As a unemployed teenager, I had scraped up a few quid, jumped on my Yamaha XT500, and ridden up here on my way to the promise of a summer job planting and picking lettuce in the early ‘80s. It took a month to accumulate enough dole money to make a repair to the bike and raise enough fuel coupons for the remaining 200 mile cross country journey, so riding in I thought I would remember the layout of the city. Wrong! It was only in the center that is seemed in any way familiar, and I guess 32 years is too long to hold some memories. We found a fantastic and most eclectic café for lunch, and although we were politely informed we were too late for lunch, they found something for us as I guess we looked hot, tired and hungry. After all it had been seven hours since the last 6,000 calories, and we’d only had a few chocolate bars to keep our sugar levels spiking along the way.
Our kindly patrons put our riding gear in a cupboard, told us they’d keep an eye on the BMW, and we strolled off into town. As well as you can in adventure touring pants, and heavy boots when the mercury was working its way to triple digits as England enjoyed the hottest weather in 3,700 years. That’s a bit of an exaggeration, but I’m not sure there’s anyone old enough left living in England who could remember it hotter.
The city is incredible, with its weir, the bridges, the churches, the Roman Baths cathedrals, and other amazing historic buildings. Then a pair of mounted policemen stop at the ice-cream shop, and watch as the lady confirms her work mate really did want vanilla with a chocolate flake added. We enjoy a haunting solo guitar performance by a young fellow that warranted just sitting and getting lost in the moment and then back to the café and on the road.

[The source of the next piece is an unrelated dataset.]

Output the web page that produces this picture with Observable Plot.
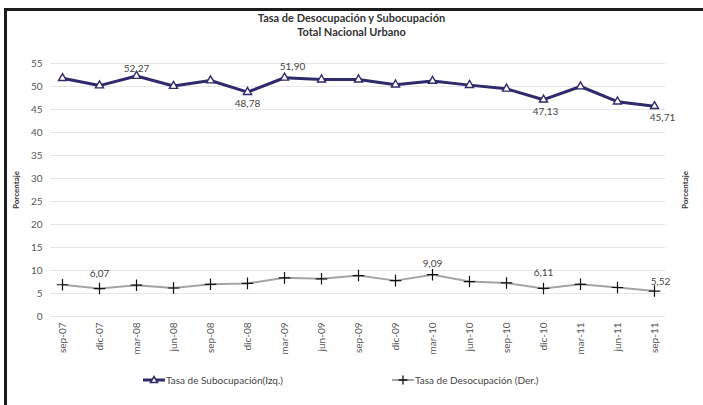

We are expected at my mother’s house by 8 pm, and every minute past that time will increase the octave of the moaning and complaining that a little tardiness will surely bring.
Our exit from Bath was bordering on painful. The GPS routed us down one of the A roads with the after work traffic and we crawled along in thick traffic for an hour or so. Not feeling the love, we re-set the GPS and headed across country for the motorway and some plain sailing. The 40-mile route was one of the finest yet with a mixture of every type of road condition and riding experience imaginable. We hit the M5 motorway in the late afternoon sun, dialed the cruise control on 85 mph and rolled south for home.
Arriving at the top of the hill that looks down onto Torbay, the place I call home, the light was as golden as I’ve ever seen as small boats mixed with a big ocean going tanker in the tranquil waters, and my heart was filled with excitement. I’ve traveled long and hard around this big spinning ball called planet earth, but nothing compares to this for me.
Patrick was here five years ago, and remembers it as we snap some pictures and head down to my Mothers. Making the turn along the sea front, one last activity draws us in as we find over 800 motorcycles meeting up for the Wednesday night gathering. We spend a few minutes walking the eclectic collection before riding the last half-mile of the day and make it to my Mother’s with minutes to spare.